• Home
  • About
  • Guest Post


    The Asahi ran a story yesterday that concludes that Japan’s “lost generation” (those who came of age in the years following the bursting of the Bubble) is showing itself ready to assume the role in politics it’s been avoiding. Based on the people profiled, I’m not so sure that’s a good thing:

    After she graduated from university in 1998, Yamamoto decided she wanted no part in “mass consumer society.” Instead, she rented a 20-hectare farm in Niigata Prefecture and set about making a living through organic farming.

    She barely managed and had to supplement her income by working part-time as a waitress at a nearby onsen. After two years, she gave up the farm and her job to volunteer her time and energy to local nonprofit activities.

    She started by joining protests against the planned construction of a nuclear plant in the village of Maki. In 2003, she joined the village assembly. During this period, Yamamoto occasionally found odd jobs which paid little more than 200,000 yen a year.

    While campaigning in a shopping district in downtown Niigata on July 15, Yamamoto emphasized that she understands what it’s like to be young and poor.

    As part of her campaign platform she pledges to correct the income and benefit disparity between full-time and part-time workers.
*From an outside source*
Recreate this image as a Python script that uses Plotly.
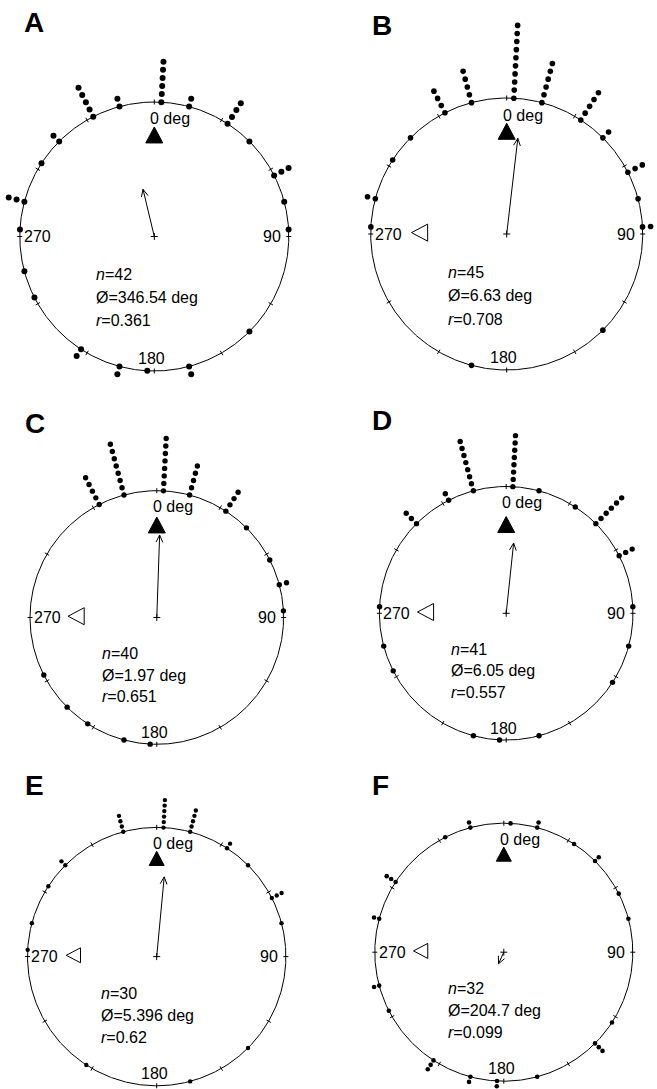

    There’s a certain droll logic to the idea that becoming a politician is the obvious next step for someone who’s spent her adult life avoiding work that has market value and generates wealth. However, being newly engaged with the political system is not the same as having learned anything useful about policy. There’s young and poor because you can’t find any steady work, and then there’s young and poor because you turn up your nose at the possibility of working in “mass consumer society.”

    Promising to “correct” disparities implies that it’s a good idea for the government to continue the Japan Inc.-era practice of knob-twiddling with prices and wages–exactly the sort of behavior that helped the Bubble to inflate and burst in the first place. Perhaps, despite her overall failure as a farmer, Yamamoto managed to grow a money tree that she can use to make up the difference between freeters’ value to the economy and what she thinks they should be paid. If not, the major problems remain bureaucratic drag and the contraction of the population, neither of which is addressed by the Diet hopefuls quoted by the Asahi.

    5 Responses to “Productivity”

    1. Jun'ichiro says:

      This is because Asahi is a newspaper just tells emotional agitation. It may not a newspaper actually but an advatising of left anachronism which just tells only social illness without solution.

    2. Sean Kinsell says:

      [It’s probably useful to point out here for other readers that Jun’ichiro and I have known each other for ages. He’s one of my few Japanese friends who can make me look like a softy-ass leftist.]

      Okay, Jun’ichiro, point taken. I don’t think the Asahi reports straight news stories with much more spin than any of the other dailies do, but its leftist orientation does definitely come out in its editorials and features and things.

      That said, according to the article, there are only twenty-two candidates standing for the election who are under thirty-five years old. Of those, the Asahi seems to have found five–close to 25% of the total–who want to get into the Diet in order to realize their collectivist economic fantasies. Now, it’s possible that the seventeen candidates who weren’t profiled there are all Nikkei-style proponents of market liberalization, but I’m guessing they’re more likely to be climb-the-escalator status-quo types.

    3. Jun'ichiro says:

      Am I really such a figure ? 😉 I just pointed out their inclination. Well, not to mention that the candidates need the quality to run for the election. I don’t think 22 candidates who are under 35 years old (out of 377 candidates) are enough. But the age to be a candidate in upper house is 30 years old or older. Thinking about this restriction, the number is not so high, but it is moderate. I think Asahi might report the number as political apathy of younger people without explaining background.

    4. Jun'ichiro says:

      Sorry pls delete the comment above (and this). The comment didn’t catch the points of the article. I should have focused on the quality of candidates…

    5. Sean Kinsell says:

      I’ll delete those two comments if you like, Jun, but I think the point is actually good to bear in mind. Considering candidates “under 35″ means a range of only five years, so a relatively low number doesn’t necessarily say much about apathy. (Even so, the point I was making was less about the real number than about the proportion.)